-- START OF Dataset section --
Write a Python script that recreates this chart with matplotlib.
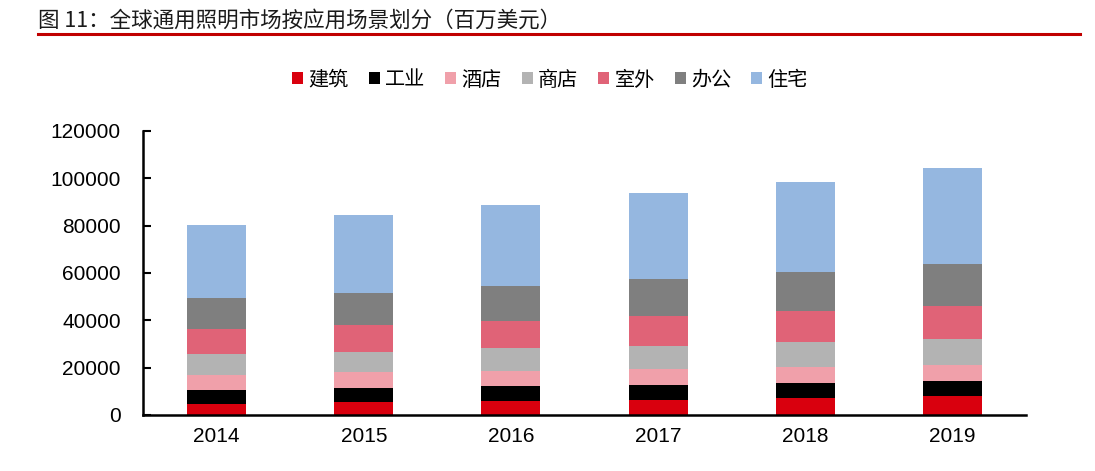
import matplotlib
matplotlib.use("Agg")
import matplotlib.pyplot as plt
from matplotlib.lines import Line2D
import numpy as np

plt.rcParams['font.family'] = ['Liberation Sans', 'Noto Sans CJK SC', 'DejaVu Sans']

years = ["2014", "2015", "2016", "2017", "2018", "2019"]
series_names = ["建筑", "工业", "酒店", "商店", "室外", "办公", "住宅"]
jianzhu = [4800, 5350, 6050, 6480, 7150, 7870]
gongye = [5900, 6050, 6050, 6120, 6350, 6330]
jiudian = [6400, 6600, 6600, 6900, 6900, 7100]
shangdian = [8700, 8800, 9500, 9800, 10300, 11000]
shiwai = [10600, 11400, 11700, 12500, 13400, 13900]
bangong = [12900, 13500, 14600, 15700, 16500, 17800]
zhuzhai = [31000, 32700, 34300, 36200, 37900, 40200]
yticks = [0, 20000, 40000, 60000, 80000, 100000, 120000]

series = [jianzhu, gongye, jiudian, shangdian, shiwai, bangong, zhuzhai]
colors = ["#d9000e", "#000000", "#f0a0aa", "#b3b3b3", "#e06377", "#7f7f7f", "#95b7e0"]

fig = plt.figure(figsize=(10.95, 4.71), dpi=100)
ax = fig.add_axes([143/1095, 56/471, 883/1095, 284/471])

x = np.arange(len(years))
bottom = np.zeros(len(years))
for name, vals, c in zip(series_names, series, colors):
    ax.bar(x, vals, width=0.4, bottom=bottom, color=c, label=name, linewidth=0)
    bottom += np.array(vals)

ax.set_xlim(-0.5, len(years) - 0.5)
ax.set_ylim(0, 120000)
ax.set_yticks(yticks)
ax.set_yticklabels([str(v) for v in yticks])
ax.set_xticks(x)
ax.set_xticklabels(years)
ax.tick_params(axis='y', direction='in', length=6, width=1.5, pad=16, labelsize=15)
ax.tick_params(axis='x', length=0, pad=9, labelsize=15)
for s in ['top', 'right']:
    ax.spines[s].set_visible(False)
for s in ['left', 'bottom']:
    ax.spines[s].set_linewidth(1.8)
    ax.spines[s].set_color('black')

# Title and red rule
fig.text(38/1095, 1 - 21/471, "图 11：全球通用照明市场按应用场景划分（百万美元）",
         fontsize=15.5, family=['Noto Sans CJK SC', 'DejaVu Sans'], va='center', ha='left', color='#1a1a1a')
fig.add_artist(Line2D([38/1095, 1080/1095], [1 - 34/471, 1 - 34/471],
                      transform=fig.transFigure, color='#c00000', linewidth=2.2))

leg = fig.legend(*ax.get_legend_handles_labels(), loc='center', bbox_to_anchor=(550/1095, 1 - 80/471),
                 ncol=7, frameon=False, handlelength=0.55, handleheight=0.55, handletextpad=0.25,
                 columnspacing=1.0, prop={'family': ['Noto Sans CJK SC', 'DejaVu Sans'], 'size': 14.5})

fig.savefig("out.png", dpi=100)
-- END OF Dataset section --
* _Objective_: The data should be printed again unchanged; leave its pictures out.

* _Output for this task_:
Write a Python script that recreates this chart with matplotlib.
import matplotlib
matplotlib.use("Agg")
import matplotlib.pyplot as plt
from matplotlib.lines import Line2D
import numpy as np

plt.rcParams['font.family'] = ['Liberation Sans', 'Noto Sans CJK SC', 'DejaVu Sans']

years = ["2014", "2015", "2016", "2017", "2018", "2019"]
series_names = ["建筑", "工业", "酒店", "商店", "室外", "办公", "住宅"]
jianzhu = [4800, 5350, 6050, 6480, 7150, 7870]
gongye = [5900, 6050, 6050, 6120, 6350, 6330]
jiudian = [6400, 6600, 6600, 6900, 6900, 7100]
shangdian = [8700, 8800, 9500, 9800, 10300, 11000]
shiwai = [10600, 11400, 11700, 12500, 13400, 13900]
bangong = [12900, 13500, 14600, 15700, 16500, 17800]
zhuzhai = [31000, 32700, 34300, 36200, 37900, 40200]
yticks = [0, 20000, 40000, 60000, 80000, 100000, 120000]

series = [jianzhu, gongye, jiudian, shangdian, shiwai, bangong, zhuzhai]
colors = ["#d9000e", "#000000", "#f0a0aa", "#b3b3b3", "#e06377", "#7f7f7f", "#95b7e0"]

fig = plt.figure(figsize=(10.95, 4.71), dpi=100)
ax = fig.add_axes([143/1095, 56/471, 883/1095, 284/471])

x = np.arange(len(years))
bottom = np.zeros(len(years))
for name, vals, c in zip(series_names, series, colors):
    ax.bar(x, vals, width=0.4, bottom=bottom, color=c, label=name, linewidth=0)
    bottom += np.array(vals)

ax.set_xlim(-0.5, len(years) - 0.5)
ax.set_ylim(0, 120000)
ax.set_yticks(yticks)
ax.set_yticklabels([str(v) for v in yticks])
ax.set_xticks(x)
ax.set_xticklabels(years)
ax.tick_params(axis='y', direction='in', length=6, width=1.5, pad=16, labelsize=15)
ax.tick_params(axis='x', length=0, pad=9, labelsize=15)
for s in ['top', 'right']:
    ax.spines[s].set_visible(False)
for s in ['left', 'bottom']:
    ax.spines[s].set_linewidth(1.8)
    ax.spines[s].set_color('black')

# Title and red rule
fig.text(38/1095, 1 - 21/471, "图 11：全球通用照明市场按应用场景划分（百万美元）",
         fontsize=15.5, family=['Noto Sans CJK SC', 'DejaVu Sans'], va='center', ha='left', color='#1a1a1a')
fig.add_artist(Line2D([38/1095, 1080/1095], [1 - 34/471, 1 - 34/471],
                      transform=fig.transFigure, color='#c00000', linewidth=2.2))

leg = fig.legend(*ax.get_legend_handles_labels(), loc='center', bbox_to_anchor=(550/1095, 1 - 80/471),
                 ncol=7, frameon=False, handlelength=0.55, handleheight=0.55, handletextpad=0.25,
                 columnspacing=1.0, prop={'family': ['Noto Sans CJK SC', 'DejaVu Sans'], 'size': 14.5})

fig.savefig("out.png", dpi=100)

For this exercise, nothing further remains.